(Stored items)
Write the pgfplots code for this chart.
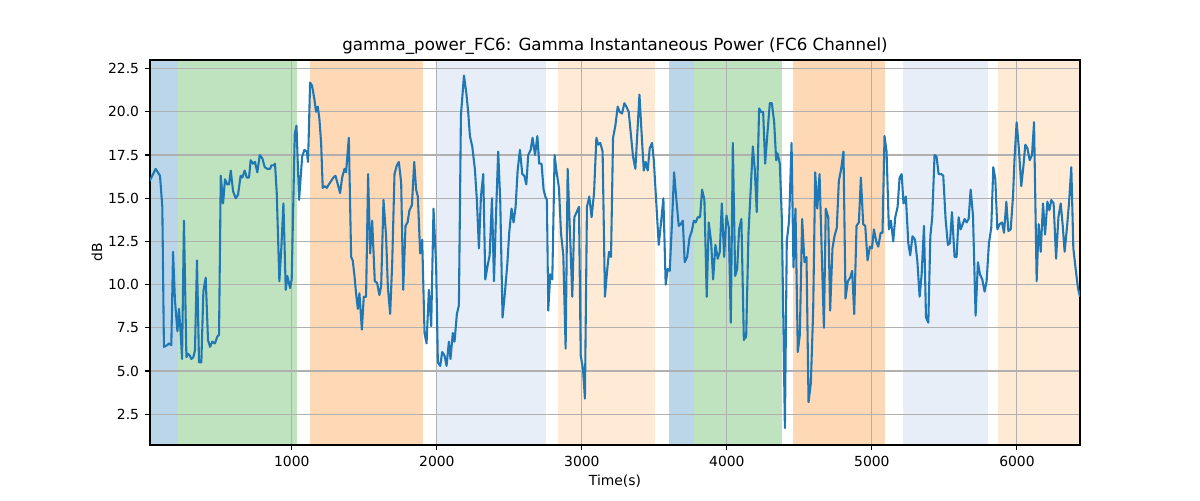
\documentclass[border=0pt]{standalone}
\usepackage{fontspec}
\setmainfont{DejaVu Sans}
\usepackage{pgfplots}
\pgfplotsset{compat=1.18}
\definecolor{tabblue}{HTML}{1F77B4}
\definecolor{tabgreen}{HTML}{2CA02C}
\definecolor{taborange}{HTML}{FF7F0E}
\definecolor{ltblue}{HTML}{AEC7E8}
\definecolor{ltorange}{HTML}{FFBB78}
\definecolor{gridgray}{HTML}{B0B0B0}
\pgfplotsset{spanfill/.style={draw=none, fill=#1, fill opacity=0.3, forget plot, on layer=axis background}}
\begin{document}
\begin{tikzpicture}
\path (0,0) rectangle (864pt,360pt);
\begin{axis}[
  set layers=standard,
  at={(108pt,39.6pt)}, anchor=south west,
  width=669.6pt, height=277.2pt, scale only axis,
  xmin=22, xmax=6435, ymin=0.72, ymax=23.0,
  xtick={1000,2000,3000,4000,5000,6000},
  ytick={2.5,5,7.5,10,12.5,15,17.5,20,22.5},
  scaled ticks=false,
  tick pos=left, tick align=outside, major tick length=3.5pt,
  tick style={black, line width=0.8pt},
  axis line style={line width=0.8pt},
  grid=major, grid style={color=gridgray, line width=0.8pt},
  /pgf/number format/assume math mode=true,
  xticklabel style={/pgf/number format/1000 sep={}, inner sep=0pt, anchor=north, yshift=-4.4pt, font=\fontsize{10}{12}\selectfont},
  yticklabel style={/pgf/number format/fixed, /pgf/number format/fixed zerofill, /pgf/number format/precision=1, inner sep=0pt, anchor=east, xshift=-4.2pt, font=\fontsize{10}{12}\selectfont},
  xlabel={Time(s)}, ylabel={dB},
  xlabel style={at={(axis description cs:0.5,-0.0935)}, anchor=center, inner sep=0pt, font=\fontsize{10}{12}\selectfont},
  ylabel style={at={(axis description cs:-0.057,0.5)}, anchor=center, inner sep=0pt, font=\fontsize{10}{12}\selectfont},
  title={gamma\_power\_FC6: Gamma Instantaneous Power (FC6 Channel)},
  title style={at={(axis description cs:0.5,1.0148)}, anchor=center, inner sep=0pt, font=\fontsize{12}{14}\selectfont},
]
\addplot[spanfill=tabblue] coordinates {(22,0.72) (217,0.72) (217,23) (22,23)} -- cycle;
\addplot[spanfill=tabgreen] coordinates {(217,0.72) (1034,0.72) (1034,23) (217,23)} -- cycle;
\addplot[spanfill=taborange] coordinates {(1128,0.72) (1906,0.72) (1906,23) (1128,23)} -- cycle;
\addplot[spanfill=ltblue] coordinates {(1998,0.72) (2755,0.72) (2755,23) (1998,23)} -- cycle;
\addplot[spanfill=ltorange] coordinates {(2833,0.72) (3502,0.72) (3502,23) (2833,23)} -- cycle;
\addplot[spanfill=tabblue] coordinates {(3601,0.72) (3772,0.72) (3772,23) (3601,23)} -- cycle;
\addplot[spanfill=tabgreen] coordinates {(3772,0.72) (4377,0.72) (4377,23) (3772,23)} -- cycle;
\addplot[spanfill=taborange] coordinates {(4455,0.72) (5088,0.72) (5088,23) (4455,23)} -- cycle;
\addplot[spanfill=ltblue] coordinates {(5214,0.72) (5798,0.72) (5798,23) (5214,23)} -- cycle;
\addplot[spanfill=ltorange] coordinates {(5870,0.72) (6435,0.72) (6435,23) (5870,23)} -- cycle;
\addplot[color=tabblue, line width=1.5pt, line join=round, mark=none] coordinates {
(20,16.0) (26,16.1) (61,16.7) (91,16.3) (107,14.5) (118,6.4) (141,6.5) (153,6.6) (169,6.5) (181,11.9)
(194,9.1) (211,7.3) (222,8.6) (234,7.1) (243,5.7) (256,13.7) (273,5.8) (284,6.0) (296,5.9) (307,5.7)
(321,5.8) (332,6.2) (346,11.4) (360,5.5) (376,5.5) (390,9.6) (406,10.4) (422,6.8) (436,6.4) (452,6.7)
(470,6.6) (486,7.0) (498,7.1) (510,16.3) (526,14.7) (539,16.1) (555,15.8) (567,15.8) (579,16.6) (595,15.4)
(613,15.0) (629,15.2) (647,16.3) (659,16.2) (675,16.6) (689,16.2) (705,16.2) (716,17.2) (733,17.0) (746,17.1)
(762,16.5) (779,17.5) (797,17.3) (813,16.8) (831,16.7) (850,16.7) (859,16.9) (873,16.9) (884,17.0) (896,15.3)
(914,10.2) (928,12.2) (942,14.7) (958,9.7) (969,10.5) (988,9.8) (999,10.3) (1020,18.7) (1032,19.2) (1050,14.9)
(1071,17.4) (1087,17.8) (1103,17.7) (1112,17.1) (1126,21.7) (1140,21.5) (1156,20.7) (1167,20.0) (1179,20.3) (1190,19.6)
(1202,18.2) (1213,15.6) (1227,15.7) (1241,15.6) (1255,15.8) (1271,16.0) (1287,16.2) (1301,16.3) (1317,15.8) (1333,15.3)
(1347,16.2) (1363,16.7) (1374,16.5) (1393,18.5) (1409,11.6) (1420,11.4) (1432,10.5) (1443,9.5) (1455,8.6) (1466,9.5)
(1483,7.4) (1496,9.3) (1512,9.3) (1526,16.4) (1540,11.8) (1554,13.7) (1572,10.2) (1588,10.1) (1604,9.4) (1616,9.9)
(1632,14.9) (1650,12.8) (1662,9.9) (1678,8.3) (1692,11.2) (1708,16.4) (1724,16.9) (1738,17.1) (1754,15.9) (1768,9.7)
(1784,13.4) (1798,13.6) (1811,14.3) (1828,14.6) (1844,17.1) (1857,15.5) (1869,15.1) (1885,11.8) (1899,12.6) (1915,7.2)
(1929,6.6) (1945,9.7) (1961,7.6) (1977,14.4) (1995,11.1) (2007,5.5) (2023,5.3) (2037,6.1) (2053,5.9) (2067,5.3)
(2083,6.7) (2094,5.7) (2110,7.2) (2122,6.7) (2138,8.3) (2152,8.8) (2166,19.8) (2187,22.1) (2203,21.1) (2216,20.0)
(2228,18.6) (2244,18.0) (2262,16.7) (2276,14.9) (2290,12.1) (2304,15.1) (2320,16.4) (2334,10.3) (2350,11.1) (2364,11.7)
(2380,15.0) (2394,10.2) (2407,13.8) (2423,17.7) (2437,14.9) (2453,8.1) (2469,9.5) (2486,11.2) (2499,13.0) (2515,14.4)
(2529,13.6) (2543,14.5) (2557,16.6) (2573,17.8) (2589,16.4) (2603,16.3) (2617,15.8) (2630,17.5) (2647,17.8) (2660,18.5)
(2677,17.5) (2693,18.6) (2706,17.0) (2722,17.0) (2736,15.5) (2748,15.1) (2759,14.9) (2768,8.5) (2782,10.6) (2796,10.3)
(2812,17.5) (2826,16.5) (2842,15.6) (2856,13.0) (2872,11.7) (2888,6.3) (2902,16.7) (2918,13.0) (2934,9.3) (2948,13.9)
(2964,14.2) (2980,14.5) (2992,5.9) (3008,5.1) (3021,3.4) (3035,14.5) (3051,15.1) (3067,13.9) (3084,15.3) (3100,18.5)
(3113,18.1) (3127,18.2) (3143,17.7) (3159,9.3) (3173,10.7) (3187,11.9) (3201,11.6) (3215,18.5) (3231,19.2) (3247,20.3)
(3261,20.0) (3277,19.9) (3293,20.5) (3307,20.3) (3323,20.0) (3339,18.6) (3353,17.4) (3369,16.7) (3397,21.0) (3413,18.6)
(3427,16.6) (3440,17.1) (3454,16.6) (3468,17.9) (3484,18.2) (3496,17.2) (3512,14.9) (3530,12.3) (3546,13.6) (3562,15.0)
(3578,10.0) (3592,10.9) (3606,10.8) (3622,13.7) (3636,16.5) (3652,14.9) (3668,13.4) (3682,13.5) (3696,13.7) (3709,11.3)
(3726,11.6) (3742,12.7) (3758,13.1) (3772,13.7) (3785,13.6) (3799,13.9) (3815,13.9) (3829,15.5) (3845,14.9) (3861,9.3)
(3875,13.6) (3891,12.5) (3905,10.3) (3921,12.3) (3937,11.5) (3951,11.9) (3965,14.7) (3981,11.6) (3997,14.0) (4013,13.3)
(4027,7.8) (4041,18.2) (4057,10.5) (4071,10.9) (4084,13.2) (4100,13.8) (4117,6.8) (4133,7.0) (4149,13.0) (4163,15.3)
(4179,18.0) (4192,16.7) (4206,14.2) (4222,20.2) (4236,20.0) (4250,20.0) (4264,17.0) (4280,18.8) (4296,20.5) (4310,20.5)
(4326,19.4) (4340,17.2) (4349,17.6) (4365,17.0) (4379,13.8) (4400,1.7) (4413,12.5) (4429,13.7) (4446,18.2) (4459,11.0)
(4473,14.4) (4489,6.1) (4503,7.1) (4519,13.8) (4535,11.3) (4549,11.6) (4563,3.2) (4579,4.3) (4595,8.5) (4609,16.5)
(4623,14.4) (4639,16.4) (4653,12.2) (4669,7.5) (4682,14.4) (4699,13.9) (4712,8.5) (4728,12.1) (4742,12.8) (4758,13.3)
(4772,16.0) (4788,16.7) (4804,17.7) (4818,9.2) (4834,10.2) (4850,10.4) (4864,10.8) (4878,8.3) (4894,13.4) (4910,13.6)
(4924,16.2) (4940,13.5) (4954,13.4) (4970,11.4) (4986,12.2) (5000,12.1) (5014,13.2) (5030,12.5) (5044,12.2) (5060,13.0)
(5073,13.0) (5087,18.6) (5101,17.7) (5117,13.2) (5131,13.7) (5147,12.5) (5161,13.9) (5177,14.5) (5191,16.2) (5205,16.4)
(5218,14.7) (5234,15.1) (5251,12.4) (5264,11.7) (5280,12.8) (5297,12.6) (5313,11.4) (5329,9.3) (5343,10.6) (5359,13.4)
(5373,8.1) (5389,7.8) (5403,12.8) (5416,13.9) (5432,17.5) (5446,17.4) (5460,16.4) (5478,16.4) (5492,16.3) (5508,13.8)
(5524,12.3) (5538,12.4) (5552,14.2) (5570,11.6) (5584,11.6) (5598,13.9) (5612,13.2) (5626,13.5) (5639,13.8) (5653,13.6)
(5667,13.8) (5681,15.5) (5697,14.0) (5715,8.2) (5731,11.3) (5745,10.6) (5761,10.3) (5777,9.6) (5791,10.2) (5807,12.4)
(5823,13.3) (5837,16.8) (5851,16.1) (5865,13.2) (5881,13.5) (5897,13.6) (5911,13.0) (5927,14.8) (5941,13.1) (5957,13.2)
(5973,15.1) (5984,17.4) (5998,19.4) (6014,17.8) (6030,15.7) (6044,16.8) (6058,18.1) (6072,17.9) (6088,17.2) (6104,17.5)
(6118,19.4) (6136,10.2) (6150,13.5) (6164,11.9) (6180,14.7) (6194,12.9) (6210,14.8) (6224,14.3) (6237,14.9) (6253,14.7)
(6270,11.5) (6286,13.9) (6302,14.7) (6316,13.4) (6329,11.9) (6346,13.4) (6359,14.7) (6375,16.8) (6389,12.1) (6405,10.9)
(6421,9.8) (6435,9.3)
};
\end{axis}
\end{tikzpicture}
\end{document}
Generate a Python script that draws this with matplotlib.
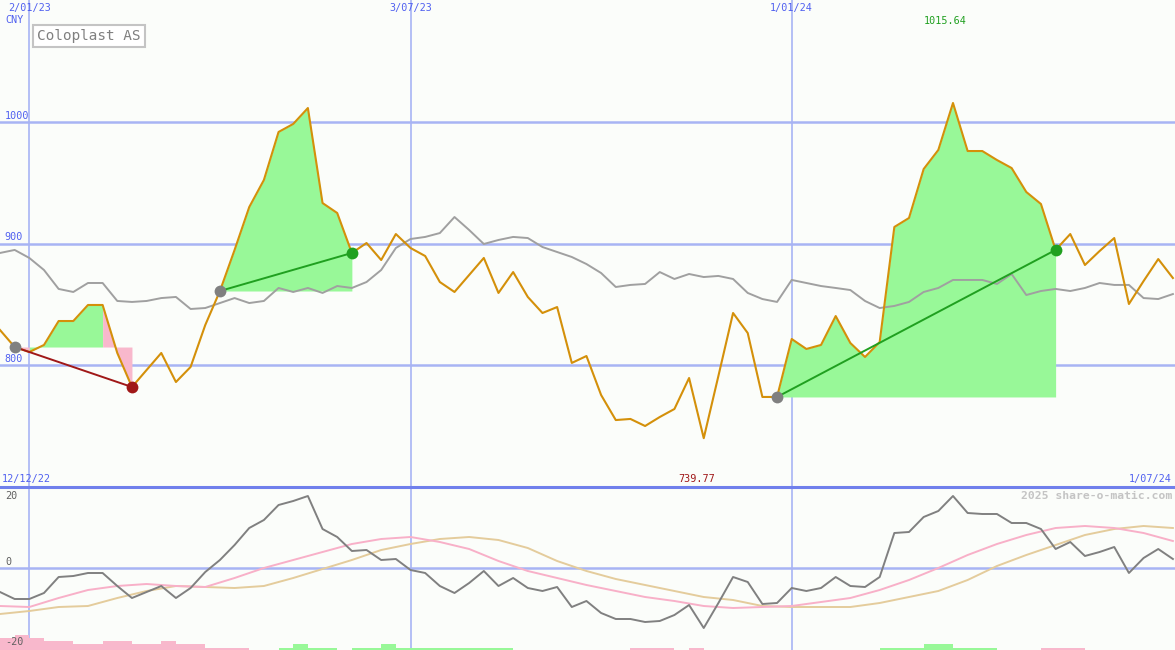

> EXERCISE BRIEF
List every line above that holds the word "this".

> FINISHED EXERCISE
Write the pgfplots code for this chart.
Generate a Python script that draws this with matplotlib.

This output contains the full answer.